Thank you for your comments. I would like to add some explanations on LSP and the standardization process. LSP is the name of a signal processing technology invented at NTT; it is not a brand name. For the Japanese cellular phone system (PDC: Public Digital Cellular) standardized in 1993, LSP, as well as other essential technologies invented at NTT, has been licensed to all organizations (service providers, chip and system manufacturers) for free. For all other internal standardizations on speech and audio coding, NTT has licensed the essential technologies to all with reasonable and nondiscriminatory conditions. For speech and audio compression technologies, standardization of specifications is essential to ensure interoperability among many users and operators. For most of the international standards of speech and audio coding methods for cellular and IP phones created at ITU-T, 3GPP, and 3GPP2, the specifications were decided by a process of serious technical competitions or technical evaluations based on subjective listening tests.
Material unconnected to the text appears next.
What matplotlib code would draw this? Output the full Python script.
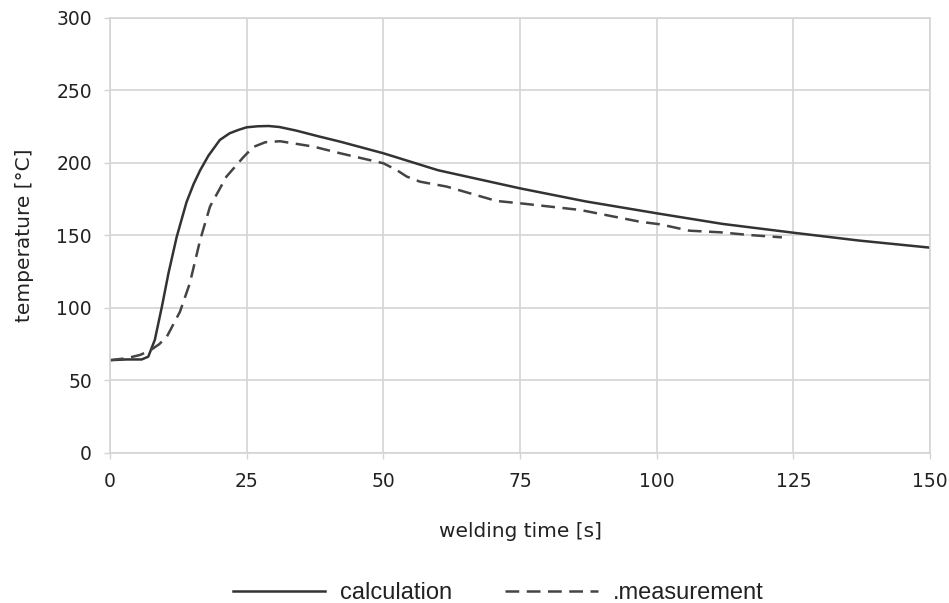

On the basis of the results, it was found that the selected scheme, either proposed by NTT or by other organizations, should use LSP technology as a representation tool of spectrum, because performance was degraded without it. The technical merits of LSP have been proven by numerous speech coding experts throughout the world.

I may admit that “contributed to the realization of digital speech communication over mobile channels and the..” may be replaced with “contributed to the enhancement of digital speech communications over mobile channels and the..” We appreciate your comments and advice.